>> Start

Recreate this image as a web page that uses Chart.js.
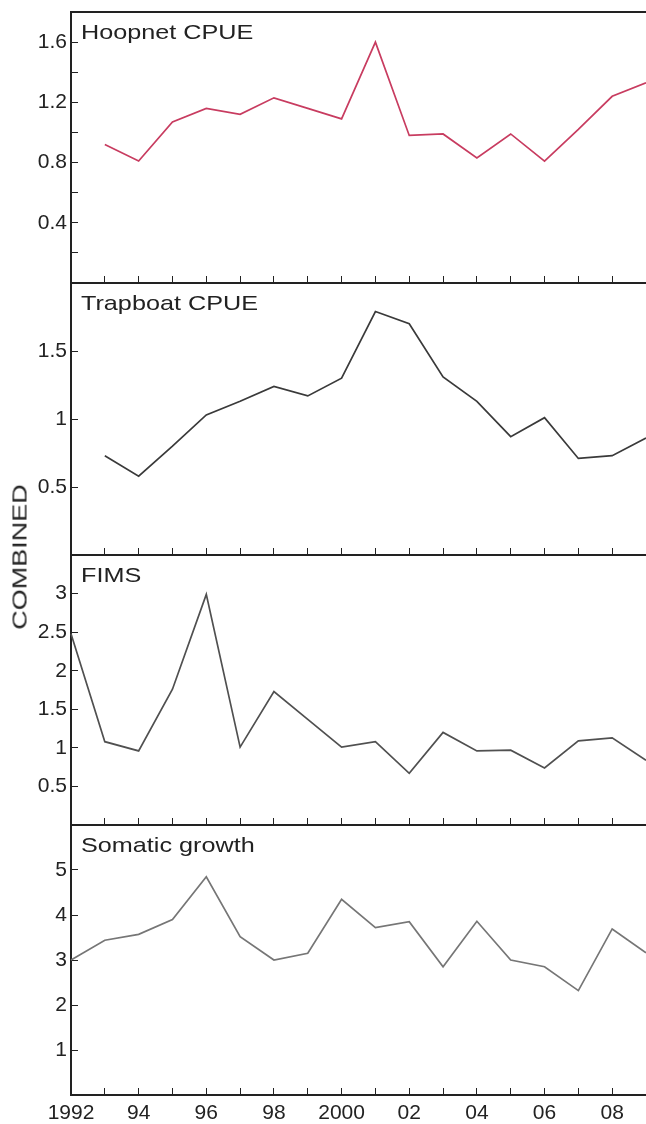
<!DOCTYPE html>
<html>
<head>
<meta charset="utf-8">
<script src="https://cdn.jsdelivr.net/npm/chart.js@4.4.0/dist/chart.umd.min.js"></script>
<style>
  html, body { margin: 0; padding: 0; background: #fff; }
  #fig { position: relative; width: 646px; height: 1124px; overflow: hidden; }
  #fig canvas { position: absolute; left: 0; }
  #ylabel {
    position: absolute; left: 20px; top: 557px;
    font: 20px "Liberation Sans", Arial, sans-serif; color: #222; white-space: nowrap;
    transform: translate(-50%, -50%) rotate(-90deg) scaleX(1.35);
  }
</style>
</head>
<body>
<div id="fig">
  <canvas id="c1"></canvas>
  <canvas id="c2"></canvas>
  <canvas id="c3"></canvas>
  <canvas id="c4"></canvas>
  <div id="ylabel">COMBINED</div>
</div>
<script>
// dados
const years = ['1992','1993','1994','1995','1996','1997','1998','1999','2000',
               '2001','2002','2003','2004','2005','2006','2007','2008','2009'];
const xTickLabels = ['1992','','94','','96','','98','','2000','','02','','04','','06','','08',''];

const hoopnet  = [null, 0.92, 0.81, 1.07, 1.16, 1.12, 1.23, 1.16, 1.09, 1.60, 0.98, 0.99, 0.83, 0.99, 0.81, 1.02, 1.24, 1.33];
const trapboat = [null, 0.73, 0.58, 0.80, 1.03, 1.13, 1.24, 1.17, 1.30, 1.79, 1.70, 1.31, 1.13, 0.87, 1.01, 0.71, 0.73, 0.86];
const fims     = [2.48, 1.08, 0.96, 1.76, 2.99, 1.01, 1.73, 1.37, 1.01, 1.08, 0.67, 1.20, 0.96, 0.97, 0.74, 1.09, 1.13, 0.84];
const somatic  = [3.00, 3.44, 3.57, 3.90, 4.85, 3.52, 3.00, 3.15, 4.35, 3.72, 3.85, 2.85, 3.86, 3.00, 2.85, 2.32, 3.69, 3.16];

const hoopnetTicks  = [0.4, 0.8, 1.2, 1.6];
const trapboatTicks = [0.5, 1, 1.5];
const fimsTicks     = [0.5, 1, 1.5, 2, 2.5, 3];
const somaticTicks  = [1, 2, 3, 4, 5];

const panels = [
  { id: 'c1', title: 'Hoopnet CPUE',   data: hoopnet,  labels: hoopnetTicks,  max: 1.8, step: 0.2, color: '#c83c60', top: 12,  bottom: 283 },
  { id: 'c2', title: 'Trapboat CPUE',  data: trapboat, labels: trapboatTicks, max: 2,   step: 0.5, color: '#3a3a3a', top: 283, bottom: 555 },
  { id: 'c3', title: 'FIMS',           data: fims,     labels: fimsTicks,     max: 3.5, step: 0.5, color: '#505050', top: 555, bottom: 825 },
  { id: 'c4', title: 'Somatic growth', data: somatic,  labels: somaticTicks,  max: 6,   step: 1,   color: '#767676', top: 825, bottom: 1095 }
];

const FONT = '"Liberation Sans", Arial, sans-serif';
const INK = '#222';

// título dentro do painel + borda superior do primeiro
const panelDecor = {
  id: 'panelDecor',
  afterDraw(chart, args, opts) {
    const { ctx, chartArea: a } = chart;
    ctx.save();
    if (opts.topBorder) {
      ctx.strokeStyle = INK;
      ctx.lineWidth = 2;
      ctx.beginPath();
      ctx.moveTo(a.left, a.top);
      ctx.lineTo(a.right, a.top);
      ctx.stroke();
    }
    ctx.fillStyle = INK;
    ctx.font = '21px ' + FONT;
    ctx.textBaseline = 'alphabetic';
    ctx.translate(a.left + 10, a.top + 27);
    ctx.scale(1.2, 1);
    ctx.fillText(opts.title, 0, 0);
    ctx.restore();
  }
};

panels.forEach((p, i) => {
  const last = i === panels.length - 1;
  const xh = last ? 29 : 12;
  const canvas = document.getElementById(p.id);
  canvas.width = 646;
  canvas.height = (p.bottom - p.top) + 12 + xh;
  canvas.style.top = (p.top - 12) + 'px';

  new Chart(canvas, {
    type: 'line',
    data: {
      labels: years,
      datasets: [{
        data: p.data,
        borderColor: p.color,
        borderWidth: 1.7,
        pointRadius: 0,
        tension: 0,
        spanGaps: false
      }]
    },
    options: {
      responsive: false,
      animation: false,
      layout: { padding: { top: 12, left: 0, right: 0, bottom: 0 } },
      plugins: {
        legend: { display: false },
        tooltip: { enabled: false },
        panelDecor: { title: p.title, topBorder: i === 0 }
      },
      scales: {
        x: {
          grid: { drawOnChartArea: false, tickLength: -7, color: INK, lineWidth: 1 },
          border: { color: INK, width: 2 },
          ticks: {
            display: last,
            autoSkip: false,
            maxRotation: 0,
            padding: 13,
            color: INK,
            font: { family: FONT, size: 21 },
            callback: (v, idx) => xTickLabels[idx]
          },
          afterFit: s => { s.height = xh; s.paddingLeft = 0; s.paddingRight = 0; }
        },
        y: {
          min: 0,
          max: p.max,
          grid: { drawOnChartArea: false, tickLength: -7, color: INK, lineWidth: 1 },
          border: { color: INK, width: 2 },
          ticks: {
            stepSize: p.step,
            autoSkip: false,
            padding: 11,
            color: INK,
            font: { family: FONT, size: 21 },
            callback: v => p.labels.some(t => Math.abs(t - v) < 1e-6) ? String(+v.toFixed(1)) : ''
          },
          afterFit: s => { s.width = 71; s.paddingTop = 0; s.paddingBottom = 0; }
        }
      }
    },
    plugins: [panelDecor]
  });
});
</script>
</body>
</html>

>> End

▸ **WHAT YOU ARE ASKED TO DO**
Copy out all the data exactly; skip the pictures.

▸ **WRITTEN SOLUTION**
Recreate this image as a web page that uses Chart.js.
<!DOCTYPE html>
<html>
<head>
<meta charset="utf-8">
<script src="https://cdn.jsdelivr.net/npm/chart.js@4.4.0/dist/chart.umd.min.js"></script>
<style>
  html, body { margin: 0; padding: 0; background: #fff; }
  #fig { position: relative; width: 646px; height: 1124px; overflow: hidden; }
  #fig canvas { position: absolute; left: 0; }
  #ylabel {
    position: absolute; left: 20px; top: 557px;
    font: 20px "Liberation Sans", Arial, sans-serif; color: #222; white-space: nowrap;
    transform: translate(-50%, -50%) rotate(-90deg) scaleX(1.35);
  }
</style>
</head>
<body>
<div id="fig">
  <canvas id="c1"></canvas>
  <canvas id="c2"></canvas>
  <canvas id="c3"></canvas>
  <canvas id="c4"></canvas>
  <div id="ylabel">COMBINED</div>
</div>
<script>
// dados
const years = ['1992','1993','1994','1995','1996','1997','1998','1999','2000',
               '2001','2002','2003','2004','2005','2006','2007','2008','2009'];
const xTickLabels = ['1992','','94','','96','','98','','2000','','02','','04','','06','','08',''];

const hoopnet  = [null, 0.92, 0.81, 1.07, 1.16, 1.12, 1.23, 1.16, 1.09, 1.60, 0.98, 0.99, 0.83, 0.99, 0.81, 1.02, 1.24, 1.33];
const trapboat = [null, 0.73, 0.58, 0.80, 1.03, 1.13, 1.24, 1.17, 1.30, 1.79, 1.70, 1.31, 1.13, 0.87, 1.01, 0.71, 0.73, 0.86];
const fims     = [2.48, 1.08, 0.96, 1.76, 2.99, 1.01, 1.73, 1.37, 1.01, 1.08, 0.67, 1.20, 0.96, 0.97, 0.74, 1.09, 1.13, 0.84];
const somatic  = [3.00, 3.44, 3.57, 3.90, 4.85, 3.52, 3.00, 3.15, 4.35, 3.72, 3.85, 2.85, 3.86, 3.00, 2.85, 2.32, 3.69, 3.16];

const hoopnetTicks  = [0.4, 0.8, 1.2, 1.6];
const trapboatTicks = [0.5, 1, 1.5];
const fimsTicks     = [0.5, 1, 1.5, 2, 2.5, 3];
const somaticTicks  = [1, 2, 3, 4, 5];

const panels = [
  { id: 'c1', title: 'Hoopnet CPUE',   data: hoopnet,  labels: hoopnetTicks,  max: 1.8, step: 0.2, color: '#c83c60', top: 12,  bottom: 283 },
  { id: 'c2', title: 'Trapboat CPUE',  data: trapboat, labels: trapboatTicks, max: 2,   step: 0.5, color: '#3a3a3a', top: 283, bottom: 555 },
  { id: 'c3', title: 'FIMS',           data: fims,     labels: fimsTicks,     max: 3.5, step: 0.5, color: '#505050', top: 555, bottom: 825 },
  { id: 'c4', title: 'Somatic growth', data: somatic,  labels: somaticTicks,  max: 6,   step: 1,   color: '#767676', top: 825, bottom: 1095 }
];

const FONT = '"Liberation Sans", Arial, sans-serif';
const INK = '#222';

// título dentro do painel + borda superior do primeiro
const panelDecor = {
  id: 'panelDecor',
  afterDraw(chart, args, opts) {
    const { ctx, chartArea: a } = chart;
    ctx.save();
    if (opts.topBorder) {
      ctx.strokeStyle = INK;
      ctx.lineWidth = 2;
      ctx.beginPath();
      ctx.moveTo(a.left, a.top);
      ctx.lineTo(a.right, a.top);
      ctx.stroke();
    }
    ctx.fillStyle = INK;
    ctx.font = '21px ' + FONT;
    ctx.textBaseline = 'alphabetic';
    ctx.translate(a.left + 10, a.top + 27);
    ctx.scale(1.2, 1);
    ctx.fillText(opts.title, 0, 0);
    ctx.restore();
  }
};

panels.forEach((p, i) => {
  const last = i === panels.length - 1;
  const xh = last ? 29 : 12;
  const canvas = document.getElementById(p.id);
  canvas.width = 646;
  canvas.height = (p.bottom - p.top) + 12 + xh;
  canvas.style.top = (p.top - 12) + 'px';

  new Chart(canvas, {
    type: 'line',
    data: {
      labels: years,
      datasets: [{
        data: p.data,
        borderColor: p.color,
        borderWidth: 1.7,
        pointRadius: 0,
        tension: 0,
        spanGaps: false
      }]
    },
    options: {
      responsive: false,
      animation: false,
      layout: { padding: { top: 12, left: 0, right: 0, bottom: 0 } },
      plugins: {
        legend: { display: false },
        tooltip: { enabled: false },
        panelDecor: { title: p.title, topBorder: i === 0 }
      },
      scales: {
        x: {
          grid: { drawOnChartArea: false, tickLength: -7, color: INK, lineWidth: 1 },
          border: { color: INK, width: 2 },
          ticks: {
            display: last,
            autoSkip: false,
            maxRotation: 0,
            padding: 13,
            color: INK,
            font: { family: FONT, size: 21 },
            callback: (v, idx) => xTickLabels[idx]
          },
          afterFit: s => { s.height = xh; s.paddingLeft = 0; s.paddingRight = 0; }
        },
        y: {
          min: 0,
          max: p.max,
          grid: { drawOnChartArea: false, tickLength: -7, color: INK, lineWidth: 1 },
          border: { color: INK, width: 2 },
          ticks: {
            stepSize: p.step,
            autoSkip: false,
            padding: 11,
            color: INK,
            font: { family: FONT, size: 21 },
            callback: v => p.labels.some(t => Math.abs(t - v) < 1e-6) ? String(+v.toFixed(1)) : ''
          },
          afterFit: s => { s.width = 71; s.paddingTop = 0; s.paddingBottom = 0; }
        }
      }
    },
    plugins: [panelDecor]
  });
});
</script>
</body>
</html>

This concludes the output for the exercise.